The Federal Communications Commission (FCC) announced, in a step to further fight illegal robocalls, that it will no longer warn illegal robocallers before issuing penalties for violations of the Telephone Consumer Protection Act (TCPA).
Combating Illegal Robocallers
Warnings to robocallers were required by law until December 2019 when the TRACED Act was enacted. Additionally, before the TRACED Act, any TCPA fine proposed by the FCC could only be based on violations which occurred after an issued warning.
“Robocall scam operators don’t need a warning these days to know what they are doing is illegal, and this FCC has long disliked the statutory requirement to grant them mulligans,” stated FCC Chairman Ajit Pai. “We have taken unprecedented action against spoofing violations in recent years and removing this outdated ‘warning’ requirement will help us speed up enforcement to protect consumers. With strong enforcement and policy changes like mandating STIR/SHAKEN caller ID authentication and authorizing robocall blocking, we are making real progress in our fight against fraudsters.”

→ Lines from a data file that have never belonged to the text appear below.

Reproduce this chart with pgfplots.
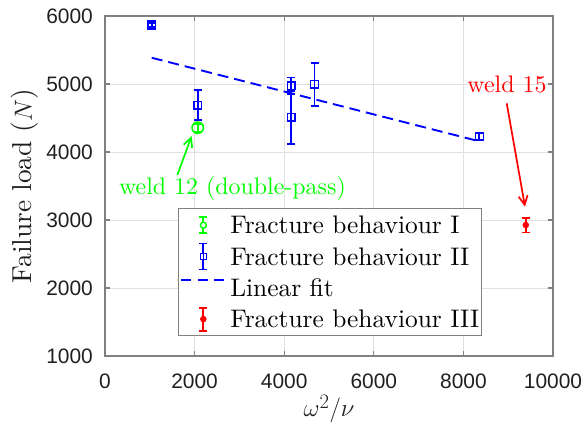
\documentclass[border=0pt]{standalone}
\usepackage{pgfplots}
\pgfplotsset{compat=1.18}
\usepackage{fontspec}
\usetikzlibrary{arrows.meta}

% Helvetica-like face for the tick numbers, Computer Modern proportions for text
\newfontfamily\hv{Liberation Sans}
\newfontfamily\cmr{lmroman10-regular}[Extension=.otf, ItalicFont=lmroman10-italic]

\definecolor{mgreen}{rgb}{0,1,0}
\definecolor{mblue}{rgb}{0,0,1}
\definecolor{mred}{rgb}{1,0,0}
\definecolor{axgray}{gray}{0.5}
\definecolor{gridgray}{gray}{0.88}
\definecolor{txt}{gray}{0.12}

% legend icons: vertical error bar with caps and the series' marker
\pgfplotsset{
  leg green/.style={legend image code/.code={
    \path (0bp,0bp) (43bp,0bp);
    \draw[mgreen, line width=1.8bp] (22bp,-8bp) -- (22bp,8bp)
      (18bp,-8bp) -- (26bp,-8bp) (18bp,8bp) -- (26bp,8bp);
    \draw[mgreen, line width=1.4bp, fill=white] (22bp,0bp) circle (3bp);
  }},
  leg blue/.style={legend image code/.code={
    \path (0bp,0bp) (43bp,0bp);
    \draw[mblue, line width=1.8bp] (22bp,-13bp) -- (22bp,13bp)
      (18bp,-13bp) -- (26bp,-13bp) (18bp,13bp) -- (26bp,13bp);
    \draw[mblue, line width=1.4bp, fill=white] (19bp,-3bp) rectangle (25bp,3bp);
    \draw[mblue, line width=1.4bp] (22bp,-3bp) -- (22bp,3bp);
  }},
  leg fit/.style={legend image code/.code={
    \draw[mblue, line width=1.8bp, dash pattern=on 10bp off 6.5bp] (0bp,8bp) -- (43bp,8bp);
  }},
  leg red/.style={legend image code/.code={
    \path (0bp,0bp) (43bp,0bp);
    \draw[mred, line width=1.8bp] (22bp,-11.5bp) -- (22bp,11.5bp)
      (18bp,-11.5bp) -- (26bp,-11.5bp) (18bp,11.5bp) -- (26bp,11.5bp);
    \fill[mred] (22bp,0bp) circle (2.8bp);
  }},
  ebar/.style={error bars/.cd, y dir=both, y explicit,
    error bar style={#1, line width=1.9bp, solid},
    error mark options={#1, rotate=90, mark size=4bp, line width=1.9bp, solid},
    /pgfplots/.cd},
}

\begin{document}
\begin{tikzpicture}
\useasboundingbox (-105bp,-71bp) rectangle (480bp,356bp);
\begin{axis}[
  at={(0,0)}, anchor=south west,
  scale only axis, width=448bp, height=340bp,
  xmin=0, xmax=10000, ymin=1000, ymax=6000,
  xtick={0,2000,...,10000}, ytick={1000,2000,...,6000},
  scaled ticks=false,
  /pgf/number format/1000 sep={},
  /pgf/number format/assume math mode=true,
  grid=major,
  major grid style={gridgray, line width=0.9bp},
  axis line style={axgray, line width=1.1bp},
  every tick/.style={axgray, line width=1.1bp},
  tick align=inside, tick pos=both, major tick length=5bp,
  xticklabel style={font=\fontsize{21}{25}\hv, text=txt, anchor=base, inner sep=0pt, yshift=-32bp},
  yticklabel style={font=\fontsize{21}{25}\hv, text=txt, anchor=east, inner sep=0pt, xshift=-12bp},
  xlabel={$\omega^2/\nu$},
  xlabel style={at={(axis description cs:0.5,-0.1794)}, anchor=base, font=\fontsize{29}{32}\cmr, text=txt},
  ylabel={Failure load ($N$)},
  ylabel style={at={(axis description cs:-0.163,0.5)}, anchor=base, font=\fontsize{27.5}{30}\cmr, text=txt},
  legend style={at={(axis description cs:0.163,0.435)}, anchor=north west,
    draw=axgray, line width=0.9bp, fill=white,
    inner xsep=2bp, inner ysep=1bp, column sep=5bp, row sep=0pt,
    font=\fontsize{25.5}{30}\cmr, text=black,
    nodes={inner sep=0pt, text height=24.3bp, text depth=7bp}},
  legend cell align=left,
]

% fracture behaviour I
\addplot[mgreen, only marks, mark=o, mark size=5.7bp, mark options={line width=1.6bp}, ebar=mgreen, leg green]
  coordinates {(2070,4357) +- (0,60)};
\addlegendentry{Fracture behaviour I}

% fracture behaviour II
\addplot[mblue, only marks, mark=square, mark size=3.9bp, mark options={line width=1.5bp}, ebar=mblue, leg blue]
  coordinates {
    (1043,5868) +- (0,30)
    (2070,4687) +- (0,220)
    (4156,4975) +- (0,120)
    (4156,4510) +- (0,390)
    (4677,4995) +- (0,320)
    (8358,4225) +- (0,55)
  };
\addlegendentry{Fracture behaviour II}

% least-squares line through the behaviour II welds
\addplot[mblue, line width=1.9bp, dash pattern=on 11bp off 6bp, leg fit]
  coordinates {(1043,5386) (8358,4157)};
\addlegendentry{Linear fit}

% fracture behaviour III
\addplot[mred, only marks, mark=*, mark size=3bp, ebar=mred, leg red]
  coordinates {(9392,2926) +- (0,110)};
\addlegendentry{Fracture behaviour III}

% callouts
\node[mgreen, anchor=base, font=\fontsize{24}{28}\cmr, inner sep=0pt] at (axis cs:2846,3382) {weld 12 (double-pass)};
\draw[mgreen, line width=1.7bp, -{Straight Barb[length=9bp, width=9bp]}] (axis cs:1614,3662) -- (axis cs:1935,4235);
\node[mred, anchor=base, font=\fontsize{24}{28}\cmr, inner sep=0pt] at (axis cs:8973,4882) {weld 15};
\draw[mred, line width=1.7bp, -{Straight Barb[length=9bp, width=9bp]}] (axis cs:8967,4716) -- (axis cs:9375,3196);
\end{axis}
\end{tikzpicture}
\end{document}
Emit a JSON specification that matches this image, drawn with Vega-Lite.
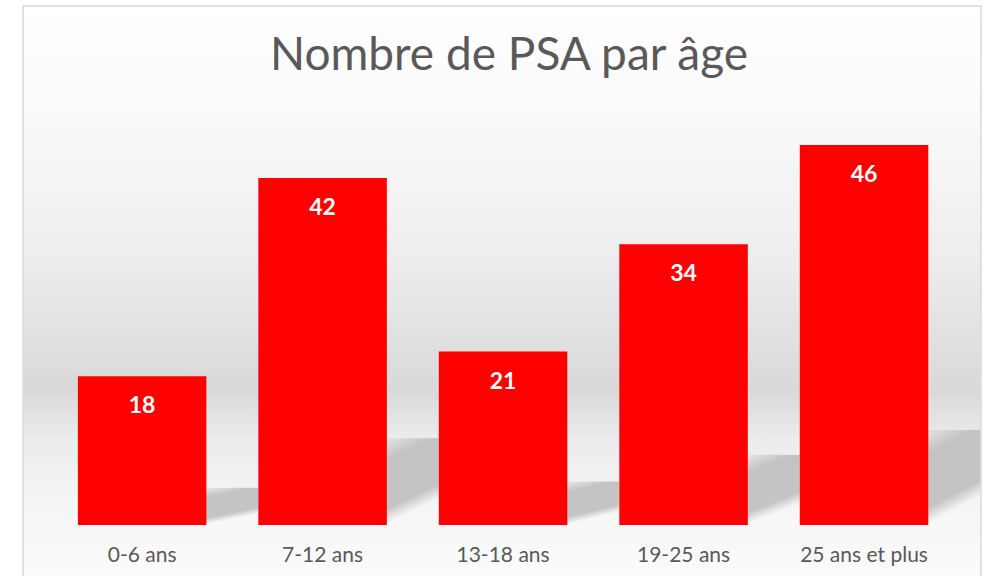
{
  "$schema": "https://vega.github.io/schema/vega-lite/v6.json",
  "width": 958,
  "height": 572,
  "autosize": {"type": "none"},
  "padding": {"left": 23, "top": 6, "right": 8, "bottom": 0},
  "background": "#ffffff",
  "title": {
    "text": "Nombre de PSA par âge",
    "font": "Lato",
    "fontSize": 46,
    "fontWeight": "normal",
    "color": "#595959",
    "anchor": "middle",
    "offset": -74,
    "dx": 7
  },
  "data": {
    "values": [
      {"age": "0-6 ans", "n": 18},
      {"age": "7-12 ans", "n": 42},
      {"age": "13-18 ans", "n": 21},
      {"age": "19-25 ans", "n": 34},
      {"age": "25 ans et plus", "n": 46}
    ]
  },
  "config": {
    "view": {
      "stroke": "#d9d9d9",
      "strokeWidth": 1.5,
      "fill": {
        "gradient": "linear",
        "x1": 0, "y1": 0, "x2": 0, "y2": 1,
        "stops": [
          {"offset": 0, "color": "#ffffff"},
          {"offset": 0.164, "color": "#fbfbfb"},
          {"offset": 0.427, "color": "#eeeeee"},
          {"offset": 0.566, "color": "#e2e2e2"},
          {"offset": 0.671, "color": "#d9d9d9"},
          {"offset": 0.759, "color": "#ececec"},
          {"offset": 0.881, "color": "#f6f6f6"},
          {"offset": 1, "color": "#fbfbfb"}
        ]
      }
    }
  },
  "encoding": {
    "x": {
      "field": "age",
      "type": "nominal",
      "sort": null,
      "scale": {"paddingInner": 0.288, "paddingOuter": 0.298, "align": 0.51},
      "axis": {
        "title": null,
        "domain": false,
        "ticks": false,
        "labelAngle": 0,
        "labelFont": "Lato",
        "labelFontSize": 21,
        "labelColor": "#595959",
        "labelPadding": 6,
        "offset": -40
      }
    }
  },
  "layer": [
    {
      "mark": {
        "type": "bar",
        "xOffset": 52,
        "color": {
          "gradient": "linear",
          "x1": 0.5, "y1": 0, "x2": 1, "y2": 0.7,
          "stops": [
            {"offset": 0, "color": "rgba(192,192,192,0)"},
            {"offset": 0.3, "color": "rgba(192,192,192,0.92)"},
            {"offset": 0.84, "color": "rgba(192,192,192,0.92)"},
            {"offset": 1, "color": "rgba(200,200,200,0)"}
          ]
        }
      },
      "encoding": {
        "y": {
          "field": "n",
          "type": "quantitative",
          "scale": {"domain": [-25.7, 251.3], "nice": false},
          "axis": null
        }
      }
    },
    {
      "mark": {"type": "bar", "color": "#ff0000"},
      "encoding": {
        "y": {
          "field": "n",
          "type": "quantitative",
          "scale": {"domain": [-6.42, 62.83], "nice": false},
          "axis": null
        }
      }
    },
    {
      "mark": {
        "type": "text",
        "dy": 30,
        "color": "#ffffff",
        "font": "Lato",
        "fontWeight": "bold",
        "fontSize": 23,
        "baseline": "middle"
      },
      "encoding": {
        "y": {
          "field": "n",
          "type": "quantitative",
          "scale": {"domain": [-6.42, 62.83], "nice": false},
          "axis": null
        },
        "text": {"field": "n", "type": "quantitative"}
      }
    }
  ],
  "resolve": {"scale": {"y": "independent"}}
}
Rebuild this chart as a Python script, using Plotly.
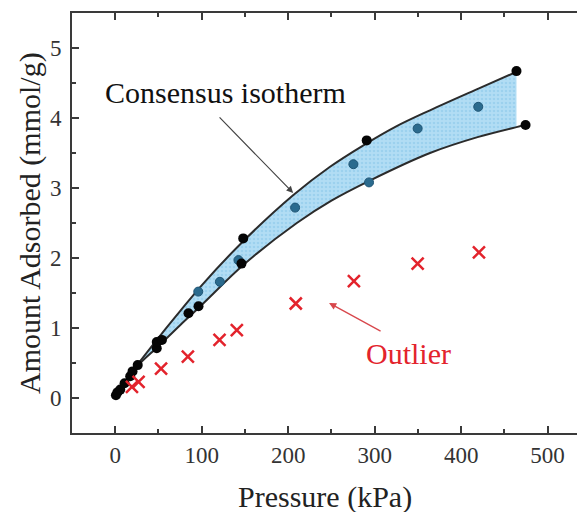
import plotly.graph_objects as go

# ---- data ----
upper_x = [0, 10, 26, 50, 75, 100, 148, 206, 248, 287, 325, 364, 420, 464]
upper_y = [0.05, 0.20, 0.48, 0.86, 1.24, 1.61, 2.24, 2.90, 3.30, 3.61, 3.88, 4.11, 4.42, 4.66]

lower_x = [0, 10, 26, 50, 75, 100, 150, 210, 250, 295, 364, 420, 464, 474.5]
lower_y = [0.05, 0.20, 0.46, 0.74, 1.04, 1.33, 1.92, 2.50, 2.82, 3.11, 3.50, 3.73, 3.87, 3.90]

black_x = [0.8, 2.5, 5.8, 10.8, 17.3, 20, 26, 48, 48, 54, 84.7, 96.3, 146, 148, 290.8, 464, 474.5]
black_y = [0.04, 0.08, 0.12, 0.21, 0.31, 0.38, 0.47, 0.71, 0.80, 0.83, 1.21, 1.31, 1.92, 2.28, 3.68, 4.67, 3.90]

teal_x = [96, 121, 142.5, 208, 275.4, 293.5, 349.7, 419.8]
teal_y = [1.52, 1.66, 1.97, 2.72, 3.34, 3.08, 3.85, 4.16]

outlier_x = [19.3, 27, 53, 84, 120.6, 140.6, 208.8, 276, 349.7, 420.6]
outlier_y = [0.16, 0.23, 0.42, 0.59, 0.83, 0.97, 1.35, 1.67, 1.92, 2.08]

x_ticks = [0, 100, 200, 300, 400, 500]
y_ticks = [0, 1, 2, 3, 4, 5]

FONT = "Liberation Serif"
LINE = "#2b2b2b"
RED = "#e3232c"

fig = go.Figure()

# band fill: lower boundary (to end of band), then upper with tonexty
n_band = len(lower_x) - 1
fig.add_trace(go.Scatter(x=lower_x[:n_band], y=lower_y[:n_band], mode="lines",
                         line=dict(color="rgba(0,0,0,0)", width=0, shape="spline"),
                         hoverinfo="skip", showlegend=False))
fig.add_trace(go.Scatter(x=upper_x, y=upper_y, mode="lines", fill="tonexty",
                         fillcolor="#aad9f2",
                         fillpattern=dict(shape=".", fgcolor="#86c6e8", bgcolor="#b2ddf4",
                                          size=4, solidity=0.35),
                         line=dict(color="rgba(0,0,0,0)", width=0, shape="spline"),
                         hoverinfo="skip", showlegend=False))
# boundary curves
fig.add_trace(go.Scatter(x=upper_x, y=upper_y, mode="lines",
                         line=dict(color=LINE, width=2, shape="spline"), showlegend=False))
fig.add_trace(go.Scatter(x=lower_x, y=lower_y, mode="lines",
                         line=dict(color=LINE, width=2, shape="spline"), showlegend=False))

# data points
fig.add_trace(go.Scatter(x=teal_x, y=teal_y, mode="markers",
                         marker=dict(color="#2b6b8e", size=9,
                                     line=dict(color="#1f5575", width=1)),
                         showlegend=False))
fig.add_trace(go.Scatter(x=black_x, y=black_y, mode="markers",
                         marker=dict(color="#050505", size=10, line=dict(width=0)),
                         showlegend=False))
fig.add_trace(go.Scatter(x=outlier_x, y=outlier_y, mode="markers",
                         marker=dict(symbol="x-thin", size=12,
                                     line=dict(color=RED, width=2.5), color=RED),
                         showlegend=False))

axis_common = dict(
    showgrid=False, zeroline=False, showline=True, linecolor="#3a3a3a", linewidth=2,
    ticks="inside", ticklen=7, tickwidth=1.5, tickcolor="#3a3a3a",
    tickfont=dict(family=FONT, size=23, color="#333333"),
)

fig.update_xaxes(**axis_common, range=[-50, 534], tickvals=x_ticks, mirror="ticks",
                 minor=dict(ticks="inside", ticklen=4, dtick=50, tick0=0,
                            tickcolor="#3a3a3a", tickwidth=1.5),
                 ticklabelstandoff=0)
fig.update_yaxes(**axis_common, range=[-0.5, 5.5], tickvals=y_ticks, mirror=False,
                 minor=dict(ticks="inside", ticklen=4, dtick=0.5, tick0=0,
                            tickcolor="#3a3a3a", tickwidth=1.5),
                 ticklabelstandoff=4)

annotations = [
    dict(text="Pressure (kPa)", xref="paper", yref="paper", x=0.5, y=0,
         yanchor="middle", yshift=-64, showarrow=False,
         font=dict(family=FONT, size=30, color="#222222")),
    dict(text="Amount Adsorbed (mmol/g)", xref="paper", yref="paper", x=0, y=0.5,
         xanchor="center", xshift=-42, textangle=-90, showarrow=False,
         font=dict(family=FONT, size=30, color="#222222")),
    dict(text="Consensus isotherm", x=127, y=4.36, xref="x", yref="y", showarrow=False,
         font=dict(family=FONT, size=30, color="#111111")),
    dict(text="", x=205.7, y=2.93, xref="x", yref="y", showarrow=True,
         ax=-75, ay=-77, arrowhead=2, arrowsize=1.1, arrowwidth=1.2, arrowcolor="#444444"),
    dict(text="Outlier", x=338.6, y=0.64, xref="x", yref="y", showarrow=False,
         font=dict(family=FONT, size=30, color=RED)),
    dict(text="", x=247.3, y=1.357, xref="x", yref="y", showarrow=True,
         ax=53, ay=29, arrowhead=2, arrowsize=1.1, arrowwidth=1.3, arrowcolor="#d8474c"),
]

fig.update_layout(
    width=577, height=512,
    margin=dict(l=72, r=0, t=13, b=79),
    paper_bgcolor="white", plot_bgcolor="white",
    annotations=annotations,
)

fig.write_html("out.html", config={"displayModeBar": False},
               post_script="document.body.style.margin='0';document.body.style.overflow='hidden';")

This action by the FCC also extends the statute of limitations during which robocallers are able to be fined for spoofing or TCPA violations. In the past, the FCC’s Enforcement Bureau had either one or two years from the day a violation took place to propose the fine. With this change, the FCC has four years to propose a fine. Further, the ruling increases the maximum fines for intentional violations.